При этом, однако, очевидно, что ни один, ни другой не попадают в категорию «нормального человека». Но еще абсурднее было бы думать, что один род душевного расстройства лучше или предпочтительнее другого. Должно быть, дело не в этом, и если задача не решается из понимания обстоятельств, возможно, она решается из их поэзии?
Излюбленный прием Селинджера — показать нечто через отражение в другом (ведь намек в искусстве, подключая воображение воспринимающего, всегда оказывает несравненно большее воздействие, чем непосредственное указание), поэтому образцы хорошей поэзии не приводятся в тексте, но описываются. В редких случаях, скорее в [199] виде исключения, дается пара строк — для настройки внутреннего камертона на нужную волну. Только это мы и знаем из Раймунда Форда:
Те самые строки, после которых читающая их девушка почувствовала, как накренился ее дом, и качнулась вся улица от накрывшей ее волны правды и красоты.
Но «пустошь» (Wasteland) — это еще и название поэмы Т.С. Элиота 1922 года (в русском переводе «Бесплодная Земля»). О том, что эта поэма имеет отношение к нашему сюжету, косвенно свидетельствует строка из нее, которую Seymour произносит в «рыбке-бананке» — «смешав с мечтой воспоминанье» (mixing memory and desire).
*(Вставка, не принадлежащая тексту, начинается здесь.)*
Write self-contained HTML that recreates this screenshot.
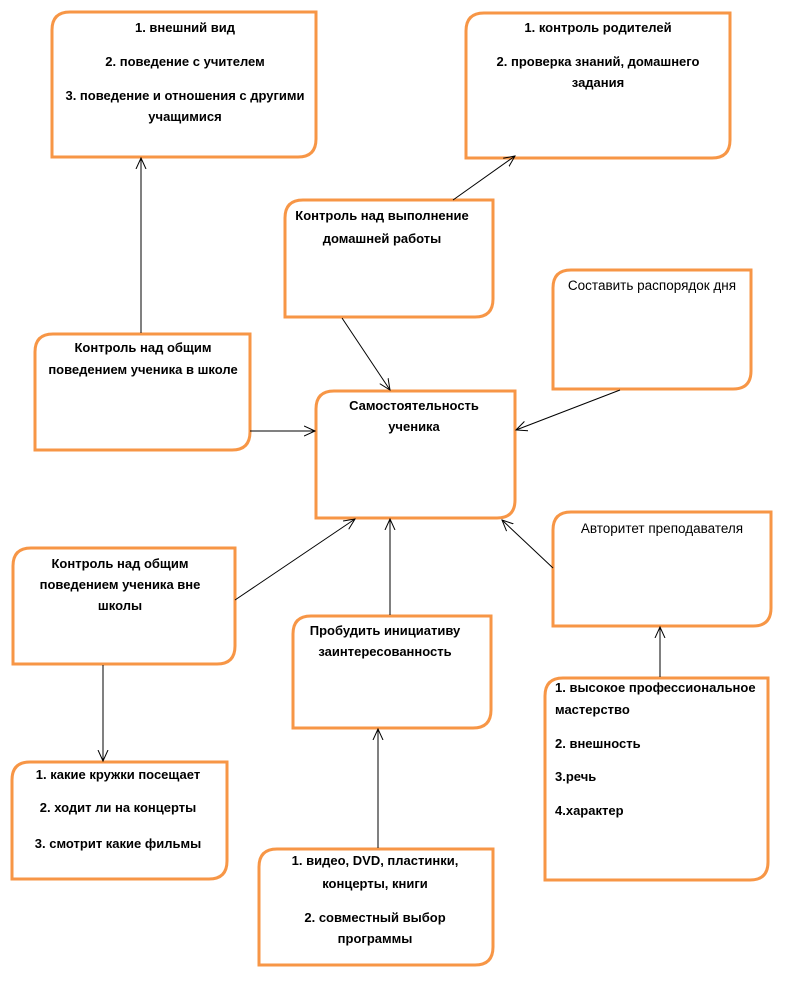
<!DOCTYPE html>
<html><head><meta charset="utf-8"><style>
html,body{margin:0;padding:0;background:#fff;}
svg{display:block;}
text{font-family:"Liberation Sans","DejaVu Sans",sans-serif;font-size:13px;font-weight:bold;fill:#000;}
.b{fill:none;stroke:#f79646;stroke-width:3;}
.l{stroke:#000;stroke-width:1;fill:none;}
</style></head><body>
<svg width="786" height="981" viewBox="0 0 786 981" xmlns="http://www.w3.org/2000/svg">
<defs>
<marker id="a" markerWidth="12" markerHeight="12" refX="11" refY="6" orient="auto" markerUnits="userSpaceOnUse">
<path d="M0,1 L11,6 L0,11" fill="none" stroke="#000" stroke-width="1"/>
</marker>
</defs>
<g class="b">
<path d="M70,12 H316 V139 Q316,157 298,157 H52 V30 Q52,12 70,12 Z"/>
<path d="M484,13 H730 V140 Q730,158 712,158 H466 V31 Q466,13 484,13 Z"/>
<path d="M303,200 H493 V299 Q493,317 475,317 H285 V218 Q285,200 303,200 Z"/>
<path d="M571,270 H751 V371 Q751,389 733,389 H553 V288 Q553,270 571,270 Z"/>
<path d="M53,334 H250 V432 Q250,450 232,450 H35 V352 Q35,334 53,334 Z"/>
<path d="M334,391 H515 V500 Q515,518 497,518 H316 V409 Q316,391 334,391 Z"/>
<path d="M31,548 H235 V646 Q235,664 217,664 H13 V566 Q13,548 31,548 Z"/>
<path d="M571,512 H771 V608 Q771,626 753,626 H553 V530 Q553,512 571,512 Z"/>
<path d="M311,616 H491 V710 Q491,728 473,728 H293 V634 Q293,616 311,616 Z"/>
<path d="M30,762 H227 V861 Q227,879 209,879 H12 V780 Q12,762 30,762 Z"/>
<path d="M277,849 H493 V947 Q493,965 475,965 H259 V867 Q259,849 277,849 Z"/>
<path d="M563,678 H768 V862 Q768,880 750,880 H545 V696 Q545,678 563,678 Z"/>
</g>
<g class="l">
<line x1="141" y1="333" x2="141" y2="158" marker-end="url(#a)"/>
<line x1="453" y1="200" x2="515" y2="156" marker-end="url(#a)"/>
<line x1="342" y1="318" x2="390" y2="390" marker-end="url(#a)"/>
<line x1="620" y1="390" x2="516" y2="430" marker-end="url(#a)"/>
<line x1="250" y1="431" x2="315" y2="431" marker-end="url(#a)"/>
<line x1="235" y1="600" x2="355" y2="519" marker-end="url(#a)"/>
<line x1="390" y1="615" x2="390" y2="519" marker-end="url(#a)"/>
<line x1="553" y1="568" x2="502" y2="520" marker-end="url(#a)"/>
<line x1="660" y1="677" x2="660" y2="627" marker-end="url(#a)"/>
<line x1="103" y1="665" x2="103" y2="761" marker-end="url(#a)"/>
<line x1="378" y1="848" x2="378" y2="729" marker-end="url(#a)"/>
</g>
<g text-anchor="middle">
<text x="185" y="32">1. внешний вид</text>
<text x="185" y="66">2. поведение с учителем</text>
<text x="185" y="100">3. поведение и отношения с другими</text>
<text x="185" y="121">учащимися</text>

<text x="598" y="32">1. контроль родителей</text>
<text x="598" y="66">2. проверка знаний, домашнего</text>
<text x="598" y="87">задания</text>

<text x="382" y="220">Контроль над выполнение</text>
<text x="382" y="243">домашней работы</text>

<text x="652" y="290" style="font-weight:normal;font-size:13.5px">Составить распорядок дня</text>

<text x="143" y="352">Контроль над общим</text>
<text x="143" y="374">поведением ученика в школе</text>

<text x="414" y="410">Самостоятельность</text>
<text x="414" y="431">ученика</text>

<text x="120" y="568">Контроль над общим</text>
<text x="120" y="589">поведением ученика вне</text>
<text x="120" y="610">школы</text>

<text x="662" y="533" style="font-weight:normal;font-size:13.5px">Авторитет преподавателя</text>

<text x="385" y="635">Пробудить инициативу</text>
<text x="385" y="656">заинтересованность</text>

<text x="118" y="779">1. какие кружки посещает</text>
<text x="118" y="812">2. ходит ли на концерты</text>
<text x="118" y="848">3. смотрит какие фильмы</text>

<text x="375" y="865">1. видео, DVD, пластинки,</text>
<text x="375" y="888">концерты, книги</text>
<text x="375" y="922">2. совместный выбор</text>
<text x="375" y="943">программы</text>
</g>
<g text-anchor="start">
<text x="555" y="692">1. высокое профессиональное</text>
<text x="555" y="714">мастерство</text>
<text x="555" y="748">2. внешность</text>
<text x="555" y="781">3.речь</text>
<text x="555" y="815">4.характер</text>
</g>
</svg>
</body></html>
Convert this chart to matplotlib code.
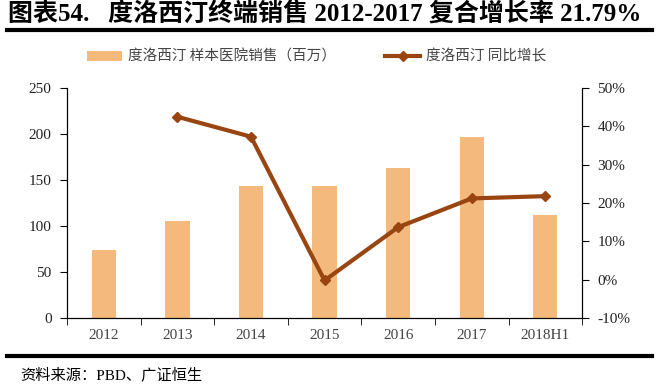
import matplotlib
matplotlib.use('Agg')
import matplotlib.pyplot as plt
import numpy as np

plt.rcParams['font.family'] = ['Liberation Serif', 'Noto Sans CJK SC']

categories = ['2012', '2013', '2014', '2015', '2016', '2017', '2018H1']
sales = [74, 105, 144, 143, 163, 197, 112]
growth = [None, 42.5, 37.3, -0.2, 13.7, 21.2, 21.8]

barColor = '#F4B97C'
lineColor = '#994512'

fig = plt.figure(figsize=(6.6, 3.86), dpi=100)
ax = fig.add_axes([0.1015, 0.176, 0.7805, 0.596])
ax2 = ax.twinx()

x = np.arange(len(categories))
bars = ax.bar(x, sales, width=0.33, color=barColor, label='度洛西汀 样本医院销售（百万）', zorder=2)

gx = [i for i, g in enumerate(growth) if g is not None]
gy = [g for g in growth if g is not None]
line, = ax2.plot(gx, gy, color=lineColor, linewidth=3, marker='D', markersize=5,
                 label='度洛西汀 同比增长', zorder=3)

ax.set_xlim(-0.5, len(categories) - 0.5)
ax.set_ylim(0, 250)
ax.set_yticks(np.arange(0, 251, 50))
ax2.set_ylim(-10, 50)
ax2.set_yticks(np.arange(-10, 51, 10))
ax2.set_yticklabels(['{}%'.format(v) for v in range(-10, 51, 10)])

ax.set_xticks(x)
ax.set_xticklabels(categories)
ax.set_xticks(np.arange(-0.5, len(categories), 1), minor=True)
ax.tick_params(axis='x', which='major', length=0, pad=8)
ax.tick_params(axis='x', which='minor', length=5, direction='out')

for a in (ax, ax2):
    a.spines['top'].set_visible(False)
    a.tick_params(labelsize=11, colors='#333333')
    a.tick_params(axis='y', length=5, direction='out', pad=6, colors='black', labelcolor='#222222')
ax.tick_params(axis='x', labelcolor='#444444')

fig.legend([bars, line], [bars.get_label(), line.get_label()], ncol=2, frameon=False,
           loc='center', bbox_to_anchor=(0.48, 0.853), columnspacing=3.4,
           handlelength=2.4, handletextpad=0.4, prop={'family': ['Noto Sans CJK SC'], 'size': 10.5})
for t in fig.legends[0].get_texts():
    t.set_color('#444444')

fig.text(0.012, 0.962, '图表54.   度洛西汀终端销售 2012-2017 复合增长率 21.79%', fontsize=18,
         fontweight='bold', va='center', ha='left')
fig.add_artist(plt.Line2D([0.011, 0.988], [0.922, 0.922], color='black', linewidth=3))
fig.add_artist(plt.Line2D([0.011, 0.988], [0.078, 0.078], color='black', linewidth=3))
fig.text(0.03, 0.03, '资料来源：PBD、广证恒生', fontsize=11, va='center', ha='left')

plt.savefig('out.png', dpi=100)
Имя Элиота упоминается Фордом рядом с Рильке — любимым европейским поэтом Seymour’a. Я предлагаю принять “The Waste Land” в качестве первичного ключа к прочтению, сопоставляя динамику поэмы с трансформацией интересующего нас образа.
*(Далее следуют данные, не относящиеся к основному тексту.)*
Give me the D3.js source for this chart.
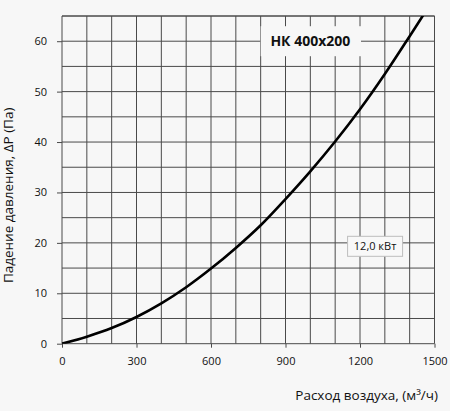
<!DOCTYPE html>
<html>
<head>
<meta charset="utf-8">
<script src="https://cdn.jsdelivr.net/npm/d3@7"></script>
<style>
  html, body { margin: 0; padding: 0; background: #f7f7f7; }
  svg { display: block; font-family: "Open Sans", "Noto Sans", sans-serif; }
</style>
</head>
<body>
<svg id="chart"></svg>
<script>
const flow = [0, 100, 200, 300, 400, 500, 600, 700, 800, 900, 1000, 1100, 1200, 1300, 1400, 1455];
const pressure = [0, 1.4, 3.1, 5.3, 8.0, 11.2, 14.9, 19.0, 23.5, 28.7, 34.2, 40.1, 46.5, 53.5, 61.0, 65.2];
const xTicks = [0, 300, 600, 900, 1200, 1500];
const yTicks = [0, 10, 20, 30, 40, 50, 60];
const xGrid = d3.range(0, 1501, 100);
const yGrid = d3.range(0, 66, 5);
const title = "НК 400х200";
const powerLabel = "12,0 кВт";

const width = 450;
const height = 411;
const margin = { top: 16, right: 15, bottom: 67, left: 62 };

const svg = d3.select("#chart").attr("width", width).attr("height", height);

const x = d3.scaleLinear().domain([0, 1500]).range([margin.left, width - margin.right - 0.5]);
const y = d3.scaleLinear().domain([0, 65]).range([height - margin.bottom - 0.3, margin.top]);

const gridColor = "#4a4a4a";

// clip so the curve stops at the top border
svg.append("clipPath").attr("id", "plot-clip")
  .append("rect")
  .attr("x", x(0)).attr("y", y(65))
  .attr("width", x(1500) - x(0)).attr("height", y(0) - y(65));

// grid
const grid = svg.append("g").attr("stroke", gridColor).attr("stroke-width", 1);
grid.selectAll("line.v").data(xGrid).join("line")
  .attr("x1", d => x(d)).attr("x2", d => x(d))
  .attr("y1", y(0)).attr("y2", y(65));
grid.selectAll("line.h").data(yGrid.concat([65])).join("line")
  .attr("x1", x(0)).attr("x2", x(1500))
  .attr("y1", d => y(d)).attr("y2", d => y(d));

// axes with small outward ticks
const xAxis = svg.append("g")
  .attr("transform", `translate(0,${y(0)})`)
  .call(d3.axisBottom(x).tickValues(xTicks).tickSize(4).tickPadding(10).tickFormat(d3.format("d")));
const yAxis = svg.append("g")
  .attr("transform", `translate(${x(0)},0)`)
  .call(d3.axisLeft(y).tickValues(yTicks).tickSize(5).tickPadding(10).tickFormat(d3.format("d")));
[xAxis, yAxis].forEach(a => {
  a.select(".domain").remove();
  a.selectAll("line").attr("stroke", gridColor);
  a.selectAll("text").attr("fill", "#111").attr("font-size", 11)
    .attr("font-family", "\"Open Sans\", sans-serif");
});

// curve
const line = d3.line()
  .x((d, i) => x(flow[i]))
  .y(d => y(d))
  .curve(d3.curveCatmullRom.alpha(0.5));
svg.append("path")
  .datum(pressure)
  .attr("clip-path", "url(#plot-clip)")
  .attr("fill", "none")
  .attr("stroke", "#000")
  .attr("stroke-width", 2.6)
  .attr("d", line);

// title box
svg.append("rect")
  .attr("x", x(800)).attr("y", y(60) - 15)
  .attr("width", x(1200) - x(800) + 1).attr("height", 30)
  .attr("fill", "#f7f7f7");
svg.append("text")
  .attr("x", (x(800) + x(1200)) / 2).attr("y", y(60) + 5)
  .attr("text-anchor", "middle")
  .attr("font-size", 14).attr("font-weight", "bold").attr("fill", "#111")
  .text(title);

// power box
svg.append("rect")
  .attr("x", x(1150)).attr("y", y(21.3))
  .attr("width", 55).attr("height", 20)
  .attr("fill", "#f8f8f8").attr("stroke", "#bdbdbd");
svg.append("text")
  .attr("x", x(1150) + 27.5).attr("y", y(21.3) + 14)
  .attr("text-anchor", "middle")
  .attr("font-size", 11).attr("fill", "#111")
  .text(powerLabel);

// axis labels
svg.append("text")
  .attr("transform", `translate(13,${(y(0) + 27) / 2 + 10}) rotate(-90)`)
  .attr("text-anchor", "middle")
  .attr("font-size", 13.5).attr("fill", "#111")
  .text("Падение давления, ΔP (Па)");
svg.append("text")
  .attr("x", 438).attr("y", 400)
  .attr("text-anchor", "end")
  .attr("font-size", 13.5).attr("fill", "#111")
  .text("Расход воздуха, (м³/ч)");
</script>
</body>
</html>
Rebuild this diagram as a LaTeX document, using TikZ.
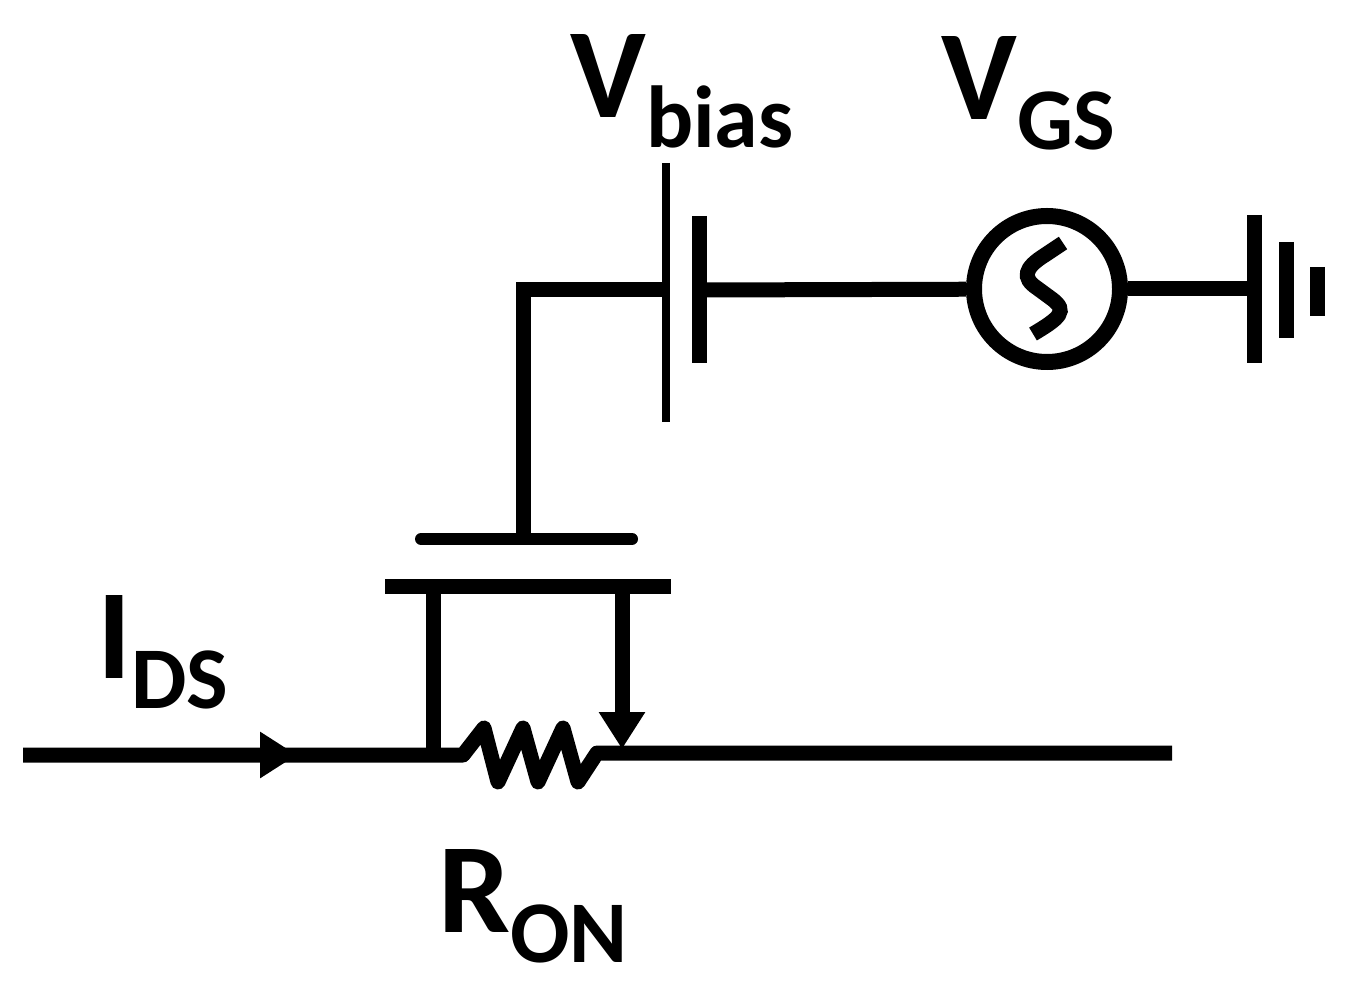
\documentclass[tikz,border=0pt]{standalone}
\usepackage{fontspec}
\setmainfont{Carlito}
\usetikzlibrary{arrows.meta}
\newcommand{\sublabel}[2]{{\fontsize{64}{64}\selectfont #1}\raisebox{-15pt}{\fontsize{44}{44}\selectfont #2}}

\begin{document}
\begin{tikzpicture}[x=0.5pt, y=-0.5pt,
    wire/.style={line width=7.5pt},
    plate/.style={wire},
    thinplate/.style={line width=4pt},
    gateplate/.style={line width=6pt, line cap=round},
    tip/.style={-{Triangle[length=18.5pt, width=22pt]}},
    source/.style={circle, draw, line width=8pt, minimum size=73pt, inner sep=0pt},
    label/.style={anchor=base west, inner sep=0pt, font=\bfseries}
]
\useasboundingbox (0,0) rectangle (1348,988);

% input line and channel
\coordinate (in) at (23,755);
\coordinate (iback) at (270,755);
\coordinate (iarrow) at (297,755);
\coordinate (rleft) at (463,755);
\coordinate (rright) at (597,753);
\coordinate (out) at (1172,753);
\draw[wire, line join=round] (in) -- (rleft) -- (484,728) -- (498,782) -- (523,728) -- (538,782) -- (563,728) -- (578,782) -- (rright) -- (out);
\draw[wire, tip] (iback) -- (iarrow);

% transistor
\coordinate (chl) at (385,586);
\coordinate (chr) at (671,586);
\coordinate (gl) at (421,539);
\coordinate (gr) at (632,539);
\coordinate (gm) at (523,539);
\coordinate (dtop) at (433,586);
\coordinate (dbot) at (433,755);
\coordinate (stop) at (622,586);
\coordinate (sbot) at (622,749);
\draw[plate] (chl) -- (chr);
\draw[gateplate] (gl) -- (gr);
\draw[wire] (dtop) -- (dbot);
\draw[wire, tip] (stop) -- (sbot);

% bias branch
\coordinate (bcorner) at (523,290);
\coordinate (blong) at (666,290);
\coordinate (bshort) at (699,290);
\node[source] (vgs) at (1047,289) {};
\coordinate (g1) at (1254,289);
\draw[wire] (gm) -- (bcorner) -- (blong);
\draw[thinplate] (666,163) -- (666,422);
\draw[plate] (699,216) -- (699,363);
\draw[wire] (bshort) -- (vgs);
\draw[wire] (vgs) -- (g1);
\draw[wire] (1063,243) -- (1045,255) .. controls (1024,268) and (1022,278) .. (1037,288) -- (1052,299) .. controls (1068,311) and (1060,318) .. (1033,334);

% ground
\draw[plate] (1254,215) -- (1254,363);
\draw[plate] (1286,242) -- (1286,338);
\draw[plate] (1317,267) -- (1317,316);

% labels
\node[label] (vbias) at (570,118) {\sublabel{V}{bias}};
\node[label] (vgslabel) at (941,120) {\sublabel{V}{GS}};
\node[label] (ids) at (97,678) {\sublabel{I}{DS}};
\node[label] (ron) at (438,932) {\sublabel{R}{ON}};
\end{tikzpicture}
\end{document}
Начать с того, что в самой поэме у героя нет единого обличья — лишь череда цитат и точек зренья. Прием, как нельзя лучше иллюстрирующий возможность нашего внутреннего повествования актуализироваться в любой его точке — будь то поход в булочную или взятие Карфагена. Множественность «очагов речи» не отменяет единства формы, все зависит от того, кто и как читает. Гадалка на Таро раскладывает свои карты.
Можно прочесть поэму как рассказ о путешествии. И на этот раз о возвращении ничего не говорится. Иными словами, это история об изменении, или о смерти, в ее простом символическом значении. Путь к ней можно начать отсчитывать с любого момента. А точнее, с того, когда ты впервые узнал о смерти, — увидел, как хоронят другого, образно говоря. Отсюда название первой части поэмы — «Погребение мертвого».
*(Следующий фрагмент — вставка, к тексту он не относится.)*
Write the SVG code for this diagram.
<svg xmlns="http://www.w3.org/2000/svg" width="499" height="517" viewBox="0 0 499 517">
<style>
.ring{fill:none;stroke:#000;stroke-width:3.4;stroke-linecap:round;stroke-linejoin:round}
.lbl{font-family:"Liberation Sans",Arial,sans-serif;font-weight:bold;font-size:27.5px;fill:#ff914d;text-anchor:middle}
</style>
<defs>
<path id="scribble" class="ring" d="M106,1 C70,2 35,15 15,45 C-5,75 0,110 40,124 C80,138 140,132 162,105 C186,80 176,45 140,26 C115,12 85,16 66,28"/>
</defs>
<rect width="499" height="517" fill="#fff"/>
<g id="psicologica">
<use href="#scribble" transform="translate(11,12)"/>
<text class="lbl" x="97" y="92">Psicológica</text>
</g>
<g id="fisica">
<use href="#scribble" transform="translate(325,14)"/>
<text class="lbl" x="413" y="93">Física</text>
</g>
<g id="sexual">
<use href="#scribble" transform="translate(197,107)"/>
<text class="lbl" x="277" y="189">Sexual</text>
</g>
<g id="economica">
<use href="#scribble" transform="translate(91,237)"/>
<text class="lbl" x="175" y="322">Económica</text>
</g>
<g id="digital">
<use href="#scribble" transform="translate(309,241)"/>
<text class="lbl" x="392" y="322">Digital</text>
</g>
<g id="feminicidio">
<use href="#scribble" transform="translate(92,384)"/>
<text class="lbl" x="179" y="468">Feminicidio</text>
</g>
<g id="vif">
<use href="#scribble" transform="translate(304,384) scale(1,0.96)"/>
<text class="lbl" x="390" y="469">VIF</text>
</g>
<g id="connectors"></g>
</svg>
Тень Gerontion’a — нарицательной фигуры для воплощенной душевной старости — скользит где-то совсем рядом. Это тот, кто «страхом убил красоту, и [200] самоанализом страх», а мудрость так и не пришла на смену ушедшей молодости. Но пережить явленный им «ужас в пригоршне праха», — значит получить шанс осознания и спонтанного действия. Подарить, например, гиацинты, заметить, как небо меняет цвет, или замереть без мысли и почувствовать блаженство пустого пространства, — смотря какая карта выпала. Иными словами, неважно, чем ты занимаешься, главное то, как ты относишься к тому, что делаешь — отправляешься ли ты с чистым сердцем на поиски Грааля или разыгрываешь для кого-то партию в шахматы. В конечном итоге, всем найдется место — и верующим, и эстетствующим. Ищущий обретет, зрящий пройдет испытание сомнением, а deadman уплывет восвояси в своей лодочке по Темзе. Кому «огненная проповедь», а кому и «смерть от воды». В этом варианте истории есть окончательно мертвые и очистительный дождь в финале.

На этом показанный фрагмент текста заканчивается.